▸ STATED EXERCISE:
Nothing after the line with "const BREAK_FROM = 0.0031, BREAK_TO = 0.004;" belongs in the copy; extract the lines below from the top through that line, pictures left out.

▸ TASK INPUTS:
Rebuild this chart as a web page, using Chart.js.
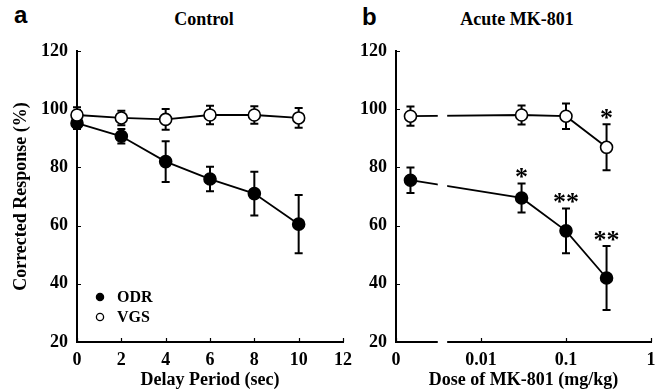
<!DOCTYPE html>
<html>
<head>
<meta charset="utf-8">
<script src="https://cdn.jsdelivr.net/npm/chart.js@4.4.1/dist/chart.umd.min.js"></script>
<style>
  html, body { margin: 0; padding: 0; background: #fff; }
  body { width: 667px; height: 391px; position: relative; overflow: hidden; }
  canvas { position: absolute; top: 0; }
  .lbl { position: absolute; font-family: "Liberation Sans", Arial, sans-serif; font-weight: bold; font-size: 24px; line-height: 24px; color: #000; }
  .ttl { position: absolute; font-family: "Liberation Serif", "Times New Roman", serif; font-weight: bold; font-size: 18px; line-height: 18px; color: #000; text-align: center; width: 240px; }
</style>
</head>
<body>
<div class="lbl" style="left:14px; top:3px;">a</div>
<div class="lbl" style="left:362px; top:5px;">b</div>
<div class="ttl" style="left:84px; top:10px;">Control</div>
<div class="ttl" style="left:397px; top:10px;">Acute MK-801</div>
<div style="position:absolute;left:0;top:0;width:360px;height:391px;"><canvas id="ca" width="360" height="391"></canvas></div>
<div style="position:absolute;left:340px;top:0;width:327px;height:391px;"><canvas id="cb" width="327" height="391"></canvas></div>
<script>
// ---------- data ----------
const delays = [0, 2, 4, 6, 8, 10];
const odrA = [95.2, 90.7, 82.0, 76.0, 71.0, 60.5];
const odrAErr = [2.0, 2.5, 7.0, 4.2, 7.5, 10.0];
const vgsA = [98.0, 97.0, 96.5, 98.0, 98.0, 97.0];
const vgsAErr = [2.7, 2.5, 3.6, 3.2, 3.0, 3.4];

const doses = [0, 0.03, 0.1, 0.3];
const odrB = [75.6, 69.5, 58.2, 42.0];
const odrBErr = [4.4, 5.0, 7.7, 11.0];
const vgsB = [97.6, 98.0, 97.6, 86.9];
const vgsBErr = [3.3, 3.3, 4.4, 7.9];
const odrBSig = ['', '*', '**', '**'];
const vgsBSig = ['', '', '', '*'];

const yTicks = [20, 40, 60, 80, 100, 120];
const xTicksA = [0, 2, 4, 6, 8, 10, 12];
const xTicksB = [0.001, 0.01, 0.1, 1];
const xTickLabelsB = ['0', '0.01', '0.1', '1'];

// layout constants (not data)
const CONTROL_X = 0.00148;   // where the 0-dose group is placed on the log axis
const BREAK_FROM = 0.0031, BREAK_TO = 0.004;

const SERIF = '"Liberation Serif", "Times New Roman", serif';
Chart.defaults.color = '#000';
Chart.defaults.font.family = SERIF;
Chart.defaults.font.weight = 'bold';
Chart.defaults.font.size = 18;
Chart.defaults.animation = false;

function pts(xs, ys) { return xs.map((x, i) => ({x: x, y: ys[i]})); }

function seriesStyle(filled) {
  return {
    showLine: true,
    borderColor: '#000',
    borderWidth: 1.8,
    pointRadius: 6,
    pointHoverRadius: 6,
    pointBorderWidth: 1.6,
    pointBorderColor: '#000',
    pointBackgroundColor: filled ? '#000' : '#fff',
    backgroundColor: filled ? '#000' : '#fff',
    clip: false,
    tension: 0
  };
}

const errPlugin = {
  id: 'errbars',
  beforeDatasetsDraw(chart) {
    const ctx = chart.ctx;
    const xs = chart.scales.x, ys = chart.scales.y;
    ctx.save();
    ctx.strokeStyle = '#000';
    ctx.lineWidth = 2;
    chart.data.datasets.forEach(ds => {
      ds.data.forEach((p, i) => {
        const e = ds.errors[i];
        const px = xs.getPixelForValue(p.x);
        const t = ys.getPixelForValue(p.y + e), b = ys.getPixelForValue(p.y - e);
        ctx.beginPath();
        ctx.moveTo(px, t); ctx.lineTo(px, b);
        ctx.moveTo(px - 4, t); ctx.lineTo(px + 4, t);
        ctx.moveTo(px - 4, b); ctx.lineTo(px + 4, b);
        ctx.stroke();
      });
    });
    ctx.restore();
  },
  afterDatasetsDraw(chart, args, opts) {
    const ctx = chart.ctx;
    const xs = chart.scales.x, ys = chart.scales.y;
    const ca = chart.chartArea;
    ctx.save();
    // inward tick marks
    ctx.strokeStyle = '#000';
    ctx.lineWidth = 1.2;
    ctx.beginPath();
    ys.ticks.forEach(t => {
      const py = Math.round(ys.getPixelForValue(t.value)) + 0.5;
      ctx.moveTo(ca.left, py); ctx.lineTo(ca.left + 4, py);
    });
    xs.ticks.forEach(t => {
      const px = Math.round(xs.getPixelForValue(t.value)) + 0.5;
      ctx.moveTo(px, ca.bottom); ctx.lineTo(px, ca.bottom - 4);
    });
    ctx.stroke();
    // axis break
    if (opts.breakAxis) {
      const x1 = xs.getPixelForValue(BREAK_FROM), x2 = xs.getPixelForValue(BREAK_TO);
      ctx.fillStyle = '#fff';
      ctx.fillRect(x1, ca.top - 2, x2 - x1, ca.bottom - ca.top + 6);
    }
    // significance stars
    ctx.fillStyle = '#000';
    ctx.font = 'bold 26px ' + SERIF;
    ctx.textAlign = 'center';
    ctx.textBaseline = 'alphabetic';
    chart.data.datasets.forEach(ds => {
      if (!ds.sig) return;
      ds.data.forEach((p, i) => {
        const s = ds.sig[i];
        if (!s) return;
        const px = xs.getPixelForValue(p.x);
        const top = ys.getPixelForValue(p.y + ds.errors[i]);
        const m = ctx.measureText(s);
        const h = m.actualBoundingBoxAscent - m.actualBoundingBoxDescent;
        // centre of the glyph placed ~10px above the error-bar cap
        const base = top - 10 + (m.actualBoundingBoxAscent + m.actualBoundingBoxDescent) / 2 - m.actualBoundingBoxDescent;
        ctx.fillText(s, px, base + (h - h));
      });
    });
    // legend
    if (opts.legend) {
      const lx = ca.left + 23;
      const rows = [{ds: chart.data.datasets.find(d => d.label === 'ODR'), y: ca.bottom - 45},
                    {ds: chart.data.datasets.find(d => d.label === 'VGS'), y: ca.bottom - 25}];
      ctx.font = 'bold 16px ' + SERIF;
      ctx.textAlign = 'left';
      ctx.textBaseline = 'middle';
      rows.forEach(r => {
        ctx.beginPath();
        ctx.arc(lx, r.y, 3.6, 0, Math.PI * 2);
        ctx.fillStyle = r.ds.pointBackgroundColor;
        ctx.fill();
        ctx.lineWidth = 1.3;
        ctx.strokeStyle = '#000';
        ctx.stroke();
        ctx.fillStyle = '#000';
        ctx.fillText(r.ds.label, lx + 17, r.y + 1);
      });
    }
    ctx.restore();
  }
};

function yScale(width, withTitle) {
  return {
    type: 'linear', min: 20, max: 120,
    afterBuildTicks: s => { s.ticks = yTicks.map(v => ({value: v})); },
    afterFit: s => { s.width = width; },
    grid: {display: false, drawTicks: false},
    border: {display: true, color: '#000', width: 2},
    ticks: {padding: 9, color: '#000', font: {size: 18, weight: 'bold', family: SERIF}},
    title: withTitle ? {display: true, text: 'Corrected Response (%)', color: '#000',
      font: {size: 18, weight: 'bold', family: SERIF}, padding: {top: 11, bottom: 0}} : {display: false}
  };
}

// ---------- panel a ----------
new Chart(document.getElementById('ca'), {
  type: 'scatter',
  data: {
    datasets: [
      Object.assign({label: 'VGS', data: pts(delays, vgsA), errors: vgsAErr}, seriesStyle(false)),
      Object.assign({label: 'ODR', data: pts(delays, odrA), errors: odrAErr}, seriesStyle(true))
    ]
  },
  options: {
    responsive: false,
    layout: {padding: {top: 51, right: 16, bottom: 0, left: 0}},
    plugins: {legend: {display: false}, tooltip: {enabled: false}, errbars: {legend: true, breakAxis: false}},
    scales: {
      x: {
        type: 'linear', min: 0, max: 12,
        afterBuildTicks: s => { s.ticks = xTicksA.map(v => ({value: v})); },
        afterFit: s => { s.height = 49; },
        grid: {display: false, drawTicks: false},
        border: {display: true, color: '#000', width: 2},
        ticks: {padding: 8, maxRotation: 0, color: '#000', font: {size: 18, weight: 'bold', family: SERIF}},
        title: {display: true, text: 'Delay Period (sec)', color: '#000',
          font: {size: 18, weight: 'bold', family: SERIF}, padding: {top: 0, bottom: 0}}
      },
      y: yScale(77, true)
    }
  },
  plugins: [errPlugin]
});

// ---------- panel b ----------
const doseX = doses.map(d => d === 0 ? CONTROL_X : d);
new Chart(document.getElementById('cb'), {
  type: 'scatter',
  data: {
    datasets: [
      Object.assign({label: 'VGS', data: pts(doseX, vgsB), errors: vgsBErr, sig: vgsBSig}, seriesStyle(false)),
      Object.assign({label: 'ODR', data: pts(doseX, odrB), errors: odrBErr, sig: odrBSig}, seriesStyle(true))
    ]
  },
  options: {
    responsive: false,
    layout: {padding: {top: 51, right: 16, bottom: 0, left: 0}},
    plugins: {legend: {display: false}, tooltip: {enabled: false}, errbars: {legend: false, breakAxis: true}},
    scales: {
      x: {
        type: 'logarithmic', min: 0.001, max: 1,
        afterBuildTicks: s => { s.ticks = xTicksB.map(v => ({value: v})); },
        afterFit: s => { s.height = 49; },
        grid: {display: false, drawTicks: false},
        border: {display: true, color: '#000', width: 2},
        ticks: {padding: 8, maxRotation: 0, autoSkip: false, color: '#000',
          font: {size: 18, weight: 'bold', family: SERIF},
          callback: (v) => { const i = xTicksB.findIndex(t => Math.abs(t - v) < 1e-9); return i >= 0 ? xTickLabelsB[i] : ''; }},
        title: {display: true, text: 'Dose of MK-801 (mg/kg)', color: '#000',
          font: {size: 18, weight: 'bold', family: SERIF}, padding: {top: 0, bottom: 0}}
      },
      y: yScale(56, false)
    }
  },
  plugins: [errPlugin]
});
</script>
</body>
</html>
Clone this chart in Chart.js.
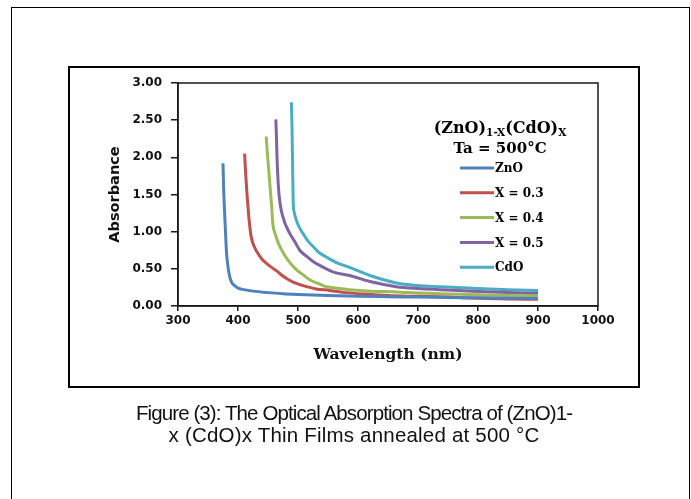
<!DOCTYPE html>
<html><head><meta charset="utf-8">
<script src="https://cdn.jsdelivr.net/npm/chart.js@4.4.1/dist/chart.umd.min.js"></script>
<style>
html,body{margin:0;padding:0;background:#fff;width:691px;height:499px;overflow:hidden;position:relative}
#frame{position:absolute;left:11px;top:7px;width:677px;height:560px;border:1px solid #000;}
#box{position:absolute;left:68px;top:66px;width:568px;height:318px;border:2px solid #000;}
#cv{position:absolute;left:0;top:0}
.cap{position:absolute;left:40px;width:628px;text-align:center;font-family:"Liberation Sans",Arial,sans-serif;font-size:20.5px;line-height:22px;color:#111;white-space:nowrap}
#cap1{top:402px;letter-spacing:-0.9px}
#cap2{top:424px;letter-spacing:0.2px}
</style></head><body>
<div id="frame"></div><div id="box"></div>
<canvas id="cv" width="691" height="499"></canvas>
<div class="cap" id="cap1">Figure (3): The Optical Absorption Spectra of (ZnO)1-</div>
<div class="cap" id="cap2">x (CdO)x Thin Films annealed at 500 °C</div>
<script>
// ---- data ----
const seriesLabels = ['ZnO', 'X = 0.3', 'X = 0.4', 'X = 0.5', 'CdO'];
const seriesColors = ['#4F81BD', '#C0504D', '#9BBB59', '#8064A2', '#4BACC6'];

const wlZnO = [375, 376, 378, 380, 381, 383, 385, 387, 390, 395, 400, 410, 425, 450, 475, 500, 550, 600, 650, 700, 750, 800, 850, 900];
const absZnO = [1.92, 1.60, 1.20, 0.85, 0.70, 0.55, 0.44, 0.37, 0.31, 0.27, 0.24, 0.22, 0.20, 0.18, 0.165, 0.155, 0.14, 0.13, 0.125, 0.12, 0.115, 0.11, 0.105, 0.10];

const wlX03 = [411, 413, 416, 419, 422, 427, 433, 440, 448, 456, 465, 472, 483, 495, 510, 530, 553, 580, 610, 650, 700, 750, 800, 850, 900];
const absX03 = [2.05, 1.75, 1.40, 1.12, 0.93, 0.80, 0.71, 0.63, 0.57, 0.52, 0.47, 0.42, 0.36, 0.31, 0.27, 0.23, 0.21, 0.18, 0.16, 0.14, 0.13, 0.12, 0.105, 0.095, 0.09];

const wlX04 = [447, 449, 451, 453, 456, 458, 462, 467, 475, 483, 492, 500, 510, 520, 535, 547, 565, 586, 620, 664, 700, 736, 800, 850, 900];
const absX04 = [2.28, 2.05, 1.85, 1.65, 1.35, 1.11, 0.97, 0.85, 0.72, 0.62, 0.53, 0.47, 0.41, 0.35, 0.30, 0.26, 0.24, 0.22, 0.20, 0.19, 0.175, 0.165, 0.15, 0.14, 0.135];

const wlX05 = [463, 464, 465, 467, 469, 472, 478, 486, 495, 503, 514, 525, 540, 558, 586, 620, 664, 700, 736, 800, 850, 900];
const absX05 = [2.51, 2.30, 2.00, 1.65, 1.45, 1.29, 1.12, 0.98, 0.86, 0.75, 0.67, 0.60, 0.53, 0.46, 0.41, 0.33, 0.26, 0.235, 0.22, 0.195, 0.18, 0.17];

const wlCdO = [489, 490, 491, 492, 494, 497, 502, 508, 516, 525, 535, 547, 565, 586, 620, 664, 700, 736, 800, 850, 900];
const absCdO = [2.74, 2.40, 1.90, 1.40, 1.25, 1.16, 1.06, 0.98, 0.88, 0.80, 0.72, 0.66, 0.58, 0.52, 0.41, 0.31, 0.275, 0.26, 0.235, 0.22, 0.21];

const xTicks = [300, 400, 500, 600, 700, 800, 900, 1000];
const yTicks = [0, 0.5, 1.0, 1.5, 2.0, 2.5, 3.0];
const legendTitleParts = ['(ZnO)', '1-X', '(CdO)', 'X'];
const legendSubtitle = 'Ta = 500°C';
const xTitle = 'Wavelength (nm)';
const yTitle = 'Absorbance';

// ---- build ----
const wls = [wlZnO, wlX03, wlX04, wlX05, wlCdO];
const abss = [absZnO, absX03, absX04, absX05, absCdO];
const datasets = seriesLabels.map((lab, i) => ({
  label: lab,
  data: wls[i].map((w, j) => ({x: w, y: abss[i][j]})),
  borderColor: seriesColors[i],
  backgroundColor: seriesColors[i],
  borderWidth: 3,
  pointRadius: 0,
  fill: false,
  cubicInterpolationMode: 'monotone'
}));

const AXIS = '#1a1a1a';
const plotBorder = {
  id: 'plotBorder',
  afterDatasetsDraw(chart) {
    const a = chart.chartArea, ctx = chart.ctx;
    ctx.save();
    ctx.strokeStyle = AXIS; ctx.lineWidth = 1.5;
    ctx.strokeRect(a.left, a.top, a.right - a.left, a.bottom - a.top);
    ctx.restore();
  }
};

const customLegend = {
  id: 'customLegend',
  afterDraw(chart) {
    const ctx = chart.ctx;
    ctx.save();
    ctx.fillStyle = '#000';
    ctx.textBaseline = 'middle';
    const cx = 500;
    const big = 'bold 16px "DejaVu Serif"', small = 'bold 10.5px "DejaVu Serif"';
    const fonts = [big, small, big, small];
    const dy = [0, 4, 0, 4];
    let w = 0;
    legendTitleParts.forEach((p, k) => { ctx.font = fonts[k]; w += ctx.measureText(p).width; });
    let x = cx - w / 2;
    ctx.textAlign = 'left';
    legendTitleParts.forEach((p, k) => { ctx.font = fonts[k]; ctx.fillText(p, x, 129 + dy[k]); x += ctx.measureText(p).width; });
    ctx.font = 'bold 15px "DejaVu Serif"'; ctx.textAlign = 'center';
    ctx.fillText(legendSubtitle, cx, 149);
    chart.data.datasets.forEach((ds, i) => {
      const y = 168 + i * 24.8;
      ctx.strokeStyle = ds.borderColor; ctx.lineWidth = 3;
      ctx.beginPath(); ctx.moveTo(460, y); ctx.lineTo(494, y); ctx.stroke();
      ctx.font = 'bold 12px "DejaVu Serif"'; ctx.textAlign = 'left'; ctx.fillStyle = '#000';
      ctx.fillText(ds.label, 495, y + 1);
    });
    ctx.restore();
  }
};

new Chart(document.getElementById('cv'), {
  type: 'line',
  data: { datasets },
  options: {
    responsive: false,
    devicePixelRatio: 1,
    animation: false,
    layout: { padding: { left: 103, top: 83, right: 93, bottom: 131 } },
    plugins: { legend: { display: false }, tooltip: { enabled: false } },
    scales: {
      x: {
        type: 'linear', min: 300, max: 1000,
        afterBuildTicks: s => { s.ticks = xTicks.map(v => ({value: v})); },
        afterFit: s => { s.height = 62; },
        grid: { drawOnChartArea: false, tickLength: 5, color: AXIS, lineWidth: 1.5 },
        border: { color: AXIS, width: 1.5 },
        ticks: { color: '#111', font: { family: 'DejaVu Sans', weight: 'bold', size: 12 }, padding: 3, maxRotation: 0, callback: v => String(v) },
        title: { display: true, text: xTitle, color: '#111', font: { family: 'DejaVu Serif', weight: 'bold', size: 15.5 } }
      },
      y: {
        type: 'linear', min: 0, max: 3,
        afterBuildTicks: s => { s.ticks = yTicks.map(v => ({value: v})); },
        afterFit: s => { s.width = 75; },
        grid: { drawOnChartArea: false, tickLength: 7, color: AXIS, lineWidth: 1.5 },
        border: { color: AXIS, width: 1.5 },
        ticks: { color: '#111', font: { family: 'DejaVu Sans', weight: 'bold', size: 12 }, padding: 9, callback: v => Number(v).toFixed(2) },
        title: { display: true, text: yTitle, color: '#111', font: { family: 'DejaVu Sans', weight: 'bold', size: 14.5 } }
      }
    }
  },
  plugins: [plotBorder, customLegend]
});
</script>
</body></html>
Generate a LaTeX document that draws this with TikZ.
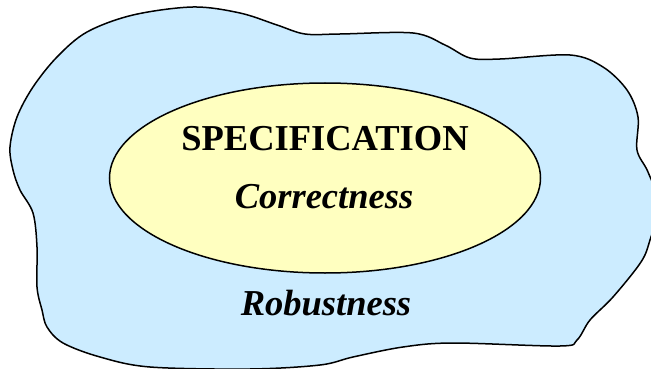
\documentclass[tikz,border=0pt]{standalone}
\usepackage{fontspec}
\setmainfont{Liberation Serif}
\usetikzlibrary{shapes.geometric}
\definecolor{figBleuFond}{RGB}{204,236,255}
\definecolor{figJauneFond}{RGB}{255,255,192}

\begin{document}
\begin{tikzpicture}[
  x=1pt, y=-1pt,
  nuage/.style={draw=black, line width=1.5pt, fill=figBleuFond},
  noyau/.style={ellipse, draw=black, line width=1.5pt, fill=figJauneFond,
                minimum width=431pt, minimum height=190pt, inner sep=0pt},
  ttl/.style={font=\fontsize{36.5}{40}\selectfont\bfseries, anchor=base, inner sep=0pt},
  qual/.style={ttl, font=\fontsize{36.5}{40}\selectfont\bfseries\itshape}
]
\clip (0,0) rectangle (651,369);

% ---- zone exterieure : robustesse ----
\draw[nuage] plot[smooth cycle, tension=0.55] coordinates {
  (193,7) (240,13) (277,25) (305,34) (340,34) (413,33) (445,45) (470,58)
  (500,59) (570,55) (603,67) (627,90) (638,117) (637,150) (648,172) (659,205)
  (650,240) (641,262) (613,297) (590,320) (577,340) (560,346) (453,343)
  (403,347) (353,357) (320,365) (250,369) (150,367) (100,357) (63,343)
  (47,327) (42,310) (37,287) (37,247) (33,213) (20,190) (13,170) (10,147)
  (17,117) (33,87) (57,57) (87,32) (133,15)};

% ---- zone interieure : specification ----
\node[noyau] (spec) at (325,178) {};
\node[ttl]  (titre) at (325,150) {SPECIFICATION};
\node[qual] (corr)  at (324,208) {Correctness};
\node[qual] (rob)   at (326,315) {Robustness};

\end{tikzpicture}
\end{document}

▸ FULL OUTPUT:
Rebuild this chart as a web page, using Chart.js.
<!DOCTYPE html>
<html>
<head>
<meta charset="utf-8">
<script src="https://cdn.jsdelivr.net/npm/chart.js@4.4.1/dist/chart.umd.min.js"></script>
<style>
  html, body { margin: 0; padding: 0; background: #fff; }
  body { width: 667px; height: 391px; position: relative; overflow: hidden; }
  canvas { position: absolute; top: 0; }
  .lbl { position: absolute; font-family: "Liberation Sans", Arial, sans-serif; font-weight: bold; font-size: 24px; line-height: 24px; color: #000; }
  .ttl { position: absolute; font-family: "Liberation Serif", "Times New Roman", serif; font-weight: bold; font-size: 18px; line-height: 18px; color: #000; text-align: center; width: 240px; }
</style>
</head>
<body>
<div class="lbl" style="left:14px; top:3px;">a</div>
<div class="lbl" style="left:362px; top:5px;">b</div>
<div class="ttl" style="left:84px; top:10px;">Control</div>
<div class="ttl" style="left:397px; top:10px;">Acute MK-801</div>
<div style="position:absolute;left:0;top:0;width:360px;height:391px;"><canvas id="ca" width="360" height="391"></canvas></div>
<div style="position:absolute;left:340px;top:0;width:327px;height:391px;"><canvas id="cb" width="327" height="391"></canvas></div>
<script>
// ---------- data ----------
const delays = [0, 2, 4, 6, 8, 10];
const odrA = [95.2, 90.7, 82.0, 76.0, 71.0, 60.5];
const odrAErr = [2.0, 2.5, 7.0, 4.2, 7.5, 10.0];
const vgsA = [98.0, 97.0, 96.5, 98.0, 98.0, 97.0];
const vgsAErr = [2.7, 2.5, 3.6, 3.2, 3.0, 3.4];

const doses = [0, 0.03, 0.1, 0.3];
const odrB = [75.6, 69.5, 58.2, 42.0];
const odrBErr = [4.4, 5.0, 7.7, 11.0];
const vgsB = [97.6, 98.0, 97.6, 86.9];
const vgsBErr = [3.3, 3.3, 4.4, 7.9];
const odrBSig = ['', '*', '**', '**'];
const vgsBSig = ['', '', '', '*'];

const yTicks = [20, 40, 60, 80, 100, 120];
const xTicksA = [0, 2, 4, 6, 8, 10, 12];
const xTicksB = [0.001, 0.01, 0.1, 1];
const xTickLabelsB = ['0', '0.01', '0.1', '1'];

// layout constants (not data)
const CONTROL_X = 0.00148;   // where the 0-dose group is placed on the log axis
const BREAK_FROM = 0.0031, BREAK_TO = 0.004;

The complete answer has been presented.